Les inondations dévastatrices à Valence, en Espagne, ainsi que les récentes crues dans le sud de la France, invitent à une réflexion sur les catastrophes naturelles, leur évolution et les stratégies pour y faire face. De cette analyse, Philippe Trainar dégage quatre enseignements principaux.
Ces événements nous montrent que, individuellement et collectivement, les ménages et les pouvoirs publics ont tendance à sous-estimer tant l’occurrence des catastrophes naturelles que l’ampleur du choc qu’elles sont susceptibles d’induire. On a l’impression que la plupart des personnes vivent dans l’illusion qu’ils ne seront pas témoins de catastrophes naturelles extrêmes durant leur vie car celles-ci ne se produisent que très rarement. D’où un sentiment fallacieux d’invulnérabilité. Or, un événement extrême qui a une probabilité de 1% peut très bien se produire demain et se reproduire quelques mois plus tard. Il n’y a aucun besoin d’en appeler au changement climatique pour cela. A la faveur de quelques décennies exceptionnelles, marqué par une meilleure maîtrise technique des catastrophes naturelles et par une sinistralité exceptionnellement faible, le fait est que ce sentiment de sécurité fallacieux s’est propagé dans la société en même temps que se développait l’Etat providence. Il faut impérativement changer les esprits et mieux se préparer à l’occurrence des risques extrêmes.
Ces événements nous montrent aussi fort clairement que le réchauffement climatique change moins la nature des catastrophes naturelles que leur fréquence et leur intensité, notamment la fréquence des événements les plus extrêmes. Autrement dit, il ne change en rien le fait qu’un événement climatique extrême puisse se produire demain, il en change simplement la probabilité. Naturellement, en termes de coût économique, ce changement est fondamental puisqu’il accroît le coût économique de la décision de ne pas se protéger ou de ne pas prévenir le danger, notamment le danger que constituent des événements nouveaux ou inhabituels comme la montée des eaux côtières, le retrait-gonflement des sols argileux et les tempêtes « convectives » par rapport auxquels il va falloir innover pour se protéger. Notons cependant que ces événements nouveaux ne concerne pas vraiment ce que nous venons de vivre dans le sud de la France et qui relève de la protection traditionnelle contre les inondations.

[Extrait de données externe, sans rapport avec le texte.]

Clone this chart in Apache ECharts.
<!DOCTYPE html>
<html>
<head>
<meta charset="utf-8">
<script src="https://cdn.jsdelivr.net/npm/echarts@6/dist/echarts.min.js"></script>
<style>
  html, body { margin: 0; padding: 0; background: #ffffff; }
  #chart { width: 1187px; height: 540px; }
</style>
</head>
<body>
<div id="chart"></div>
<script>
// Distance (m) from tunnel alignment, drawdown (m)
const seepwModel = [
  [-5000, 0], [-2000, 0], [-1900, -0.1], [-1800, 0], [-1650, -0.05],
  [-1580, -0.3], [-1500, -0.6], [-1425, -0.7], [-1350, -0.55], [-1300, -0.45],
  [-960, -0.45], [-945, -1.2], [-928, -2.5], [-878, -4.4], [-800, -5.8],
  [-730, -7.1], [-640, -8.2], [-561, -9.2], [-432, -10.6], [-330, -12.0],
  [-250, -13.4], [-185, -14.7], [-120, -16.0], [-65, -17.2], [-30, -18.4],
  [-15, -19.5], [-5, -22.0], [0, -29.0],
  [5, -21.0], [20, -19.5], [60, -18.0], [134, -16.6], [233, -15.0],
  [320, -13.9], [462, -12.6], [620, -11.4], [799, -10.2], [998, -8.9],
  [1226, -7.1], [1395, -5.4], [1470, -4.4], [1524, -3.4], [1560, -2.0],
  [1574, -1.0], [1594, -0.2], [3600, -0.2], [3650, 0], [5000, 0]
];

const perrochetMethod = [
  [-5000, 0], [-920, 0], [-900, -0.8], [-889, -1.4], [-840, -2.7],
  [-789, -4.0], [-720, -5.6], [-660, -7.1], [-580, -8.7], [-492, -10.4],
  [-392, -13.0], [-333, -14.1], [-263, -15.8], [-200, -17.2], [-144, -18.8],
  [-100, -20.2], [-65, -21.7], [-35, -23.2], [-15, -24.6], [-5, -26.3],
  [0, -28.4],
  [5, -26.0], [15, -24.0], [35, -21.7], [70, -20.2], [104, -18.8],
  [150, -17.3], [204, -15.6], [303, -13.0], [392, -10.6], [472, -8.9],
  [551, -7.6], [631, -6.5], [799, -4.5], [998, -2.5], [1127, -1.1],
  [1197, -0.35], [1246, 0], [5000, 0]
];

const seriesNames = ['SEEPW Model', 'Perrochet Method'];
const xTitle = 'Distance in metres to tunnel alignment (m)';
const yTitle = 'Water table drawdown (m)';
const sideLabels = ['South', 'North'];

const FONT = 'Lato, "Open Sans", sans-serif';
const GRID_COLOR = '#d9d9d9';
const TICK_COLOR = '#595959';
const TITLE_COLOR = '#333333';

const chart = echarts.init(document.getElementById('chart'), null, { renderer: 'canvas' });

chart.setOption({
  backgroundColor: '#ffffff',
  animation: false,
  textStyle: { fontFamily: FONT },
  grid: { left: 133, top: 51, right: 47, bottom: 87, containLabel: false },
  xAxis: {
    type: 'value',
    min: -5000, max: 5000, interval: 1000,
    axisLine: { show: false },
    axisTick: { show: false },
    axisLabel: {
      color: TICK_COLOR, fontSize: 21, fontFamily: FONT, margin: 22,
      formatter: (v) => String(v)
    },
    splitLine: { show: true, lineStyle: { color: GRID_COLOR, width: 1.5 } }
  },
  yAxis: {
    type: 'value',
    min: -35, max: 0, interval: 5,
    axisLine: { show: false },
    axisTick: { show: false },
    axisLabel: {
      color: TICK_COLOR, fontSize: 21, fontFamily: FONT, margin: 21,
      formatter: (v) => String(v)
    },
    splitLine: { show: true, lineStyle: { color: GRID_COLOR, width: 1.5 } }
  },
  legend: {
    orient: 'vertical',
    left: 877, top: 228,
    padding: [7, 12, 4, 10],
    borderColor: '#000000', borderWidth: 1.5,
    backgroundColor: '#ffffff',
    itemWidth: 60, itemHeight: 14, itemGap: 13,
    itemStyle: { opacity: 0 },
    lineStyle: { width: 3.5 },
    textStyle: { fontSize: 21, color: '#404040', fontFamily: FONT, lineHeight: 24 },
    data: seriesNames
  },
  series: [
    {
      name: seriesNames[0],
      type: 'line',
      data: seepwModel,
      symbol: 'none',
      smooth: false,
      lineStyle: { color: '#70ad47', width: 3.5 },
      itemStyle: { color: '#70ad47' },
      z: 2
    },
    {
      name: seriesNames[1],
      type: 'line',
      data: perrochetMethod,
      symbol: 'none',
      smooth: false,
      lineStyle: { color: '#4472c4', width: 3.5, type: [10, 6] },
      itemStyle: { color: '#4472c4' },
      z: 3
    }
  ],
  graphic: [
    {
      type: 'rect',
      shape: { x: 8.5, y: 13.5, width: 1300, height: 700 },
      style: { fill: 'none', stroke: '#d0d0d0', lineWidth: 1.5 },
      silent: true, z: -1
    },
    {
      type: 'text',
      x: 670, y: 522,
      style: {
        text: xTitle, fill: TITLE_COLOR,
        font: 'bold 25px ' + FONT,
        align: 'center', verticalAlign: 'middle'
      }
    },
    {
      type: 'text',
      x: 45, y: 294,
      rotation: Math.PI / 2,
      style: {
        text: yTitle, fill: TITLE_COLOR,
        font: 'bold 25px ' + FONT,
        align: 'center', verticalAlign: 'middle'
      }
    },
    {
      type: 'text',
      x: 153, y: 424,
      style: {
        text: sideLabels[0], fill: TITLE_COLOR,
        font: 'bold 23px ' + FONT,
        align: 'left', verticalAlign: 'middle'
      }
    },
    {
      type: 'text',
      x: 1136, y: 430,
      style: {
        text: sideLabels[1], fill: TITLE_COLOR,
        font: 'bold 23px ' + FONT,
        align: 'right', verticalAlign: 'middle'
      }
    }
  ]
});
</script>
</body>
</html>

Ces événements appellent en outre notre attention sur l’intérêt de mettre en place des couvertures assurantielles adéquates. On peut certes raisonner en termes de redistribution et d’effort national en faveur des sinistrés plutôt que d’assurance, mais la redistribution n’a en fait d’intérêt que par rapport à des sinistres imprévisibles et donc légitimement inassurés, voire inassurables. Par rapport à des événements en revanche prévisibles, ce n’est pas la redistribution mais l’assurance qui constitue le mécanisme le plus efficace. Non seulement, il permet de faire payer à l’assuré en fonction de l’exposition au risque qu’il a choisie mais il permet en même temps de l’inciter à la prévention afin de bénéficier de meilleurs tarifs. L’assurance est donc vertueuse quand la redistribution ne l’est pas. De ce point de vue, et contrairement à ce que l’on entend de-ci de-là, la question de l’assurabilité des risques de catastrophes naturelles induites par le réchauffement climatique ne se pose pas : quand le risque augmente, les tarifs d’assurance doivent augmenter avec le coût du risque et diminuer en fonction de l’effort de prévention. Le marché et la concurrence assurent ces ajustements et le signal prix qui en résulte incite à un effort de prévention optimal. Les événements récents incitent en revanche à poser la vraie question qui est celle du caractère abordable des couvertures concernées.
Ces événements font enfin ressortir le caractère doublement défaillant de notre régime public des catastrophes naturelles. D’une part, ses primes n’ont pas augmenté depuis 25 ans malgré l’augmentation connue des risques climatiques… conséquence : le régime se retrouve en déficit massif, aux frais du contribuable. D’autre part, ses primes ne varient pas en fonction du risque et subventionnent donc la prise de risque… conséquence : les maisons individuelles construites depuis la création du régime, au début des années 80, se sont concentrées dans les zones inondables et se sont révélées trois fois plus exposées au risque de retrait gonflement des argiles que leurs aînées, aux frais du contribuable et de l’assuré prudent ! Si les pouvoirs publics viennent de décider une mise à niveau des « surprimes » catastrophes naturelles (hausse de 12 à 20% pour les habitations et de 5 à 9% pour les véhicules), il n’est cependant prévu ni de l’indexer sur la hausse pourtant inévitable de la sinistralité, ni de la moduler en fonction de l’exposition au risque des assurés. Les événements récents incitent à remettre en cause ces défauts majeurs du régime des catastrophes naturelles et à aller beaucoup plus loin dans la réforme.